Festas juninas e o direito de sonhar

Marcelo Barros
Adital

Nesses dias, em todo o Brasil, principalmente no Nordeste, tanto na região rural, como nas cidades, o povo vive as festas juninas. Pessoas que no dia a dia não se articulam nem se organizam comunitariamente, nessa época do ano, se unem para dançar quadrilhas e dramatizações populares. A tradição liga essas festas a Santo Antônio, São João e São Pedro, mesmo se, em muitos lugares, há muito, os festejos são mais culturais e não religiosos. No Brasil, correspondem às festas de Inti Rami, celebração do sol que renasce, data do solstício do inverno, correspondente ao ano novo no hemisfério sul, comum em vários países andinos. Na maioria das culturas, a comemoração da mudança de ano se faz através de ritos que sinalizam a busca de renovação da vida. A chegada de um novo ano agrícola ou civil nos convida a retomar o espírito de criança que existe em todo ser humano. Tanto nos Andes, como nas festas juninas brasileiras, as pessoas se vestem de modo engraçado, voltam a brincar como quando eram jovens e se acendem fogueiras para iluminar o novo tempo. De mandioca ou de milho, alguns povos indígenas fazem uma bebida fermentada que, segundo antigas tradições, despertam nas pessoas os seus sonhos mais profundos.

Sonhar não quer dizer delirar ou fantasiar. Segundo C. G. Jung, “o sonho é um processo orientado para uma finalidade” A utopia pode deixar de significar o irreal e indicar a realização dos sonhos que a esperança e a união da gente tornam possíveis.

Sêneca, filósofo latino do primeiro século, dizia que “o vento sopra na direção daqueles que sabem em que direção andar”. Ninguém de nós acredita que apenas a consciência possa fazer mudar os ventos da história. Entretanto, quem sabe o que quer descobre como aproveitar o vento favorável. A sociedade que pensa o seu futuro se coloca em uma situação de melhor encontrar os meios para construí-lo adequadamente.

O pastor norte-americano Martin Luther King foi assassinado porque sonhou. O seu discurso “I have a dream” (Eu tive um sonho) desencadeou um movimento imenso de mudança social. Quando se rouba a possibilidade de sonhar, o econômico se reduz ao mercantil. A felicidade se reduz ao consumo. O cultural é restrito ao tecnológico, o social não tem vez e não há futuro possível.

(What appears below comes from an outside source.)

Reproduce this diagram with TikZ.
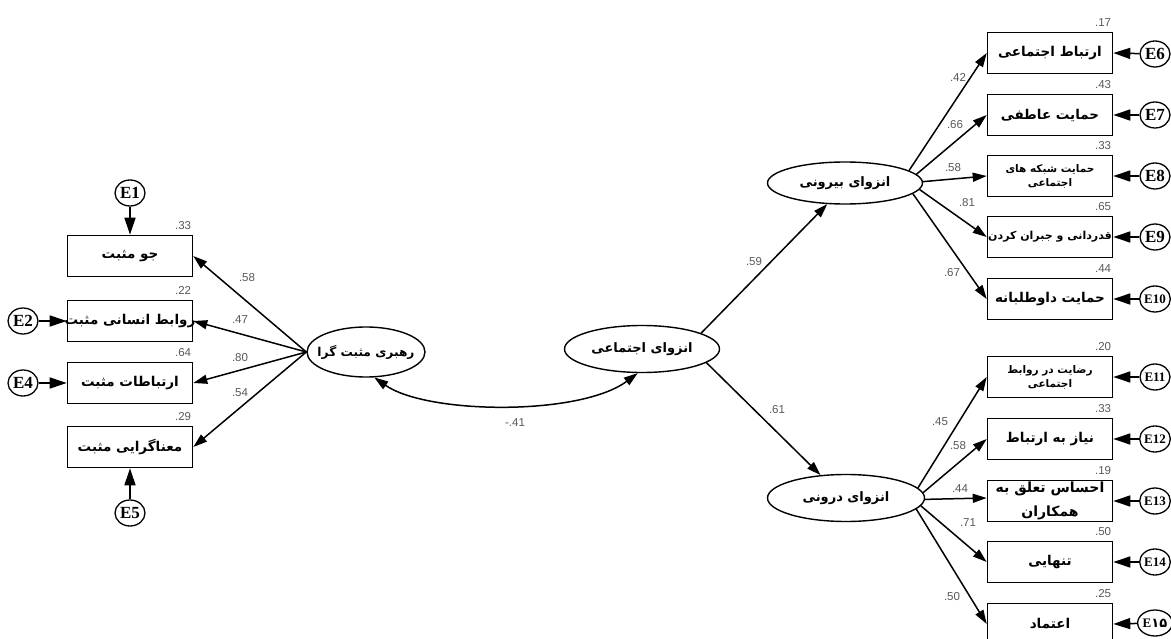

“Só quem crê no futuro, planta árvores”, diz um provérbio popular. Atualmente, vigora em vários países da América Latina um processo social e político novo que chamamos de bolivarianismo. Fundamentado na radicalização de uma verdadeira democracia social, baseado no diálogo com as culturas ancestrais de nossos povos e na prioridade da educação aberta a todos os cidadãos, esse projeto teve de ser muito sonhado e desejado para se colocar em construção. A integração dos continentes em uma sociedade civil internacional, a superação da injustiça estrutural que ainda assola o mundo, assim como a possibilidade de uma humanidade em maior comunhão com a natureza são projetos que precisam ser desejados e sonhados, para que possam mobilizar as nossas energias e nossos esforços. Em um cárcere nazista, já consciente do dia de sua morte, Etty Hillesun, jovem judia de 28 anos, escrevia em seu diário: “Não posso deixar que roubem de mim a riqueza que me resta: o meu sonho é sempre poder sonhar”.

O sonho alimenta não a esperança passiva de quem cruza os braços à espera do futuro, mas a energia confiante de quem precisa acreditar no futuro para torná-lo presente. É importante que nossas festas juninas signifiquem não apenas um saudosismo da antiga roça que não existe mais, nem apenas brincadeiras que caricaturam a figura do caipira e sim esse ensaio de uma sociedade unida, alegre e disposta a sonhar e a lutar por seus sonhos. Então, sim o impossível se torna possível e o amanhã começa hoje.